• [Objective]: Write the data out again exactly, dropping any images it holds.

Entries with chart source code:
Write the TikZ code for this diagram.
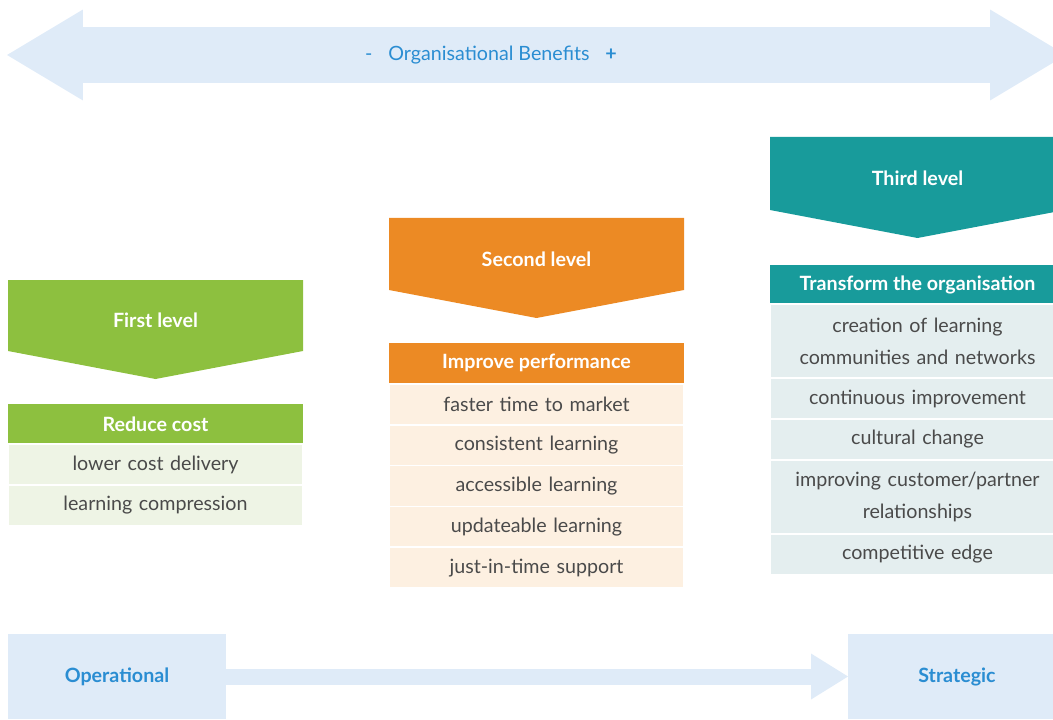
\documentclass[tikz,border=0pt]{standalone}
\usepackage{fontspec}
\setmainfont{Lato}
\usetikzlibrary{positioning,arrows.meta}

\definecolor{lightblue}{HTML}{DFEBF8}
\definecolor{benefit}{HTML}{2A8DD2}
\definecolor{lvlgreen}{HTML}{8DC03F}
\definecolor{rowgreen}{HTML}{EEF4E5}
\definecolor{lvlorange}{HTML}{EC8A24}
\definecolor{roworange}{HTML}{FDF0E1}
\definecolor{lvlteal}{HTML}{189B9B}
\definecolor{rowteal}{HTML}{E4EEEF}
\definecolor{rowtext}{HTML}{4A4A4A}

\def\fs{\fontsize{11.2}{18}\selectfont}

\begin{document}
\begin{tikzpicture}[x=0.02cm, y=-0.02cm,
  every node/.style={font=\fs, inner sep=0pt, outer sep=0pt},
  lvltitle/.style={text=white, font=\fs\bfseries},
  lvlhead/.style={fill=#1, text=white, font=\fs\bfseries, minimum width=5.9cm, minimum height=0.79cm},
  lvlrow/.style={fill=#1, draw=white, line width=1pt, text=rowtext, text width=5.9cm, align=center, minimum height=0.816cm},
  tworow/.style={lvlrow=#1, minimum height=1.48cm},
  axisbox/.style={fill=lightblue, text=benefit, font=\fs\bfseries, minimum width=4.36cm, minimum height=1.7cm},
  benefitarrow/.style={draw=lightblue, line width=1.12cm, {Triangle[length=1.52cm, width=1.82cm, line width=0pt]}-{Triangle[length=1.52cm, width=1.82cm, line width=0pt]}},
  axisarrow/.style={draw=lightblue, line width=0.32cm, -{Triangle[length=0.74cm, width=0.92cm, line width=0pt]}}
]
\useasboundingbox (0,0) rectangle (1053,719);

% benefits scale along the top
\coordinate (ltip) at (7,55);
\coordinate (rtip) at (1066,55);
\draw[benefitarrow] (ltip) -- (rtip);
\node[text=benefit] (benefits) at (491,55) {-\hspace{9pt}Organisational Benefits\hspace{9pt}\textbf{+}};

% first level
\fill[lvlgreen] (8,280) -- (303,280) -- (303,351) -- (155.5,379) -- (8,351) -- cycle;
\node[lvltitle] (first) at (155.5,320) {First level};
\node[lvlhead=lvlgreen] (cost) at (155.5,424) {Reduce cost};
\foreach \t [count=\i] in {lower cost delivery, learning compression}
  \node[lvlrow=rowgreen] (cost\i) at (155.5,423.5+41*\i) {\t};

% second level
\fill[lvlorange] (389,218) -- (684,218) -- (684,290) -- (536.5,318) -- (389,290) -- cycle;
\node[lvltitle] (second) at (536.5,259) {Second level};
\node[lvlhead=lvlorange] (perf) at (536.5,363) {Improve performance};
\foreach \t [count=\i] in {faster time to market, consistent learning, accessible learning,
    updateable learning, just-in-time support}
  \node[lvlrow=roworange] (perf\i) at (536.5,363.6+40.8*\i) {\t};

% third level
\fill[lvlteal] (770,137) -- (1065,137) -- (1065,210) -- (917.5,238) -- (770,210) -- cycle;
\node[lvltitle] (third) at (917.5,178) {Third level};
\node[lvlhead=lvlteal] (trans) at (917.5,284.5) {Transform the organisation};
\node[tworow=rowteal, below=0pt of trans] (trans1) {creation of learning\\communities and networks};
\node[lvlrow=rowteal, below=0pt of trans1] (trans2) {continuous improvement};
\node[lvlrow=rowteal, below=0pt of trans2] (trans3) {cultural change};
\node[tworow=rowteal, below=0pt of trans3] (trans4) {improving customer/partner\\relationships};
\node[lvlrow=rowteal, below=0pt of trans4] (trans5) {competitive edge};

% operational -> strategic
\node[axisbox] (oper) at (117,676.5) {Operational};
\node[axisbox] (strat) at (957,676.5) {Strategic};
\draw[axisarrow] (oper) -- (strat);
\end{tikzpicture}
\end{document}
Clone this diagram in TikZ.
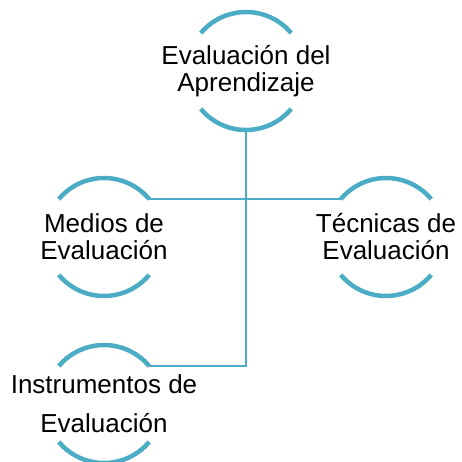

• [Task solution]:
Write the TikZ code for this diagram.
\documentclass[tikz,border=0pt]{standalone}
\usepackage{fontspec}
\setmainfont{Lato}
\usetikzlibrary{positioning,arrows.meta}

\definecolor{lightblue}{HTML}{DFEBF8}
\definecolor{benefit}{HTML}{2A8DD2}
\definecolor{lvlgreen}{HTML}{8DC03F}
\definecolor{rowgreen}{HTML}{EEF4E5}
\definecolor{lvlorange}{HTML}{EC8A24}
\definecolor{roworange}{HTML}{FDF0E1}
\definecolor{lvlteal}{HTML}{189B9B}
\definecolor{rowteal}{HTML}{E4EEEF}
\definecolor{rowtext}{HTML}{4A4A4A}

\def\fs{\fontsize{11.2}{18}\selectfont}

\begin{document}
\begin{tikzpicture}[x=0.02cm, y=-0.02cm,
  every node/.style={font=\fs, inner sep=0pt, outer sep=0pt},
  lvltitle/.style={text=white, font=\fs\bfseries},
  lvlhead/.style={fill=#1, text=white, font=\fs\bfseries, minimum width=5.9cm, minimum height=0.79cm},
  lvlrow/.style={fill=#1, draw=white, line width=1pt, text=rowtext, text width=5.9cm, align=center, minimum height=0.816cm},
  tworow/.style={lvlrow=#1, minimum height=1.48cm},
  axisbox/.style={fill=lightblue, text=benefit, font=\fs\bfseries, minimum width=4.36cm, minimum height=1.7cm},
  benefitarrow/.style={draw=lightblue, line width=1.12cm, {Triangle[length=1.52cm, width=1.82cm, line width=0pt]}-{Triangle[length=1.52cm, width=1.82cm, line width=0pt]}},
  axisarrow/.style={draw=lightblue, line width=0.32cm, -{Triangle[length=0.74cm, width=0.92cm, line width=0pt]}}
]
\useasboundingbox (0,0) rectangle (1053,719);

% benefits scale along the top
\coordinate (ltip) at (7,55);
\coordinate (rtip) at (1066,55);
\draw[benefitarrow] (ltip) -- (rtip);
\node[text=benefit] (benefits) at (491,55) {-\hspace{9pt}Organisational Benefits\hspace{9pt}\textbf{+}};

% first level
\fill[lvlgreen] (8,280) -- (303,280) -- (303,351) -- (155.5,379) -- (8,351) -- cycle;
\node[lvltitle] (first) at (155.5,320) {First level};
\node[lvlhead=lvlgreen] (cost) at (155.5,424) {Reduce cost};
\foreach \t [count=\i] in {lower cost delivery, learning compression}
  \node[lvlrow=rowgreen] (cost\i) at (155.5,423.5+41*\i) {\t};

% second level
\fill[lvlorange] (389,218) -- (684,218) -- (684,290) -- (536.5,318) -- (389,290) -- cycle;
\node[lvltitle] (second) at (536.5,259) {Second level};
\node[lvlhead=lvlorange] (perf) at (536.5,363) {Improve performance};
\foreach \t [count=\i] in {faster time to market, consistent learning, accessible learning,
    updateable learning, just-in-time support}
  \node[lvlrow=roworange] (perf\i) at (536.5,363.6+40.8*\i) {\t};

% third level
\fill[lvlteal] (770,137) -- (1065,137) -- (1065,210) -- (917.5,238) -- (770,210) -- cycle;
\node[lvltitle] (third) at (917.5,178) {Third level};
\node[lvlhead=lvlteal] (trans) at (917.5,284.5) {Transform the organisation};
\node[tworow=rowteal, below=0pt of trans] (trans1) {creation of learning\\communities and networks};
\node[lvlrow=rowteal, below=0pt of trans1] (trans2) {continuous improvement};
\node[lvlrow=rowteal, below=0pt of trans2] (trans3) {cultural change};
\node[tworow=rowteal, below=0pt of trans3] (trans4) {improving customer/partner\\relationships};
\node[lvlrow=rowteal, below=0pt of trans4] (trans5) {competitive edge};

% operational -> strategic
\node[axisbox] (oper) at (117,676.5) {Operational};
\node[axisbox] (strat) at (957,676.5) {Strategic};
\draw[axisarrow] (oper) -- (strat);
\end{tikzpicture}
\end{document}
Clone this diagram in TikZ.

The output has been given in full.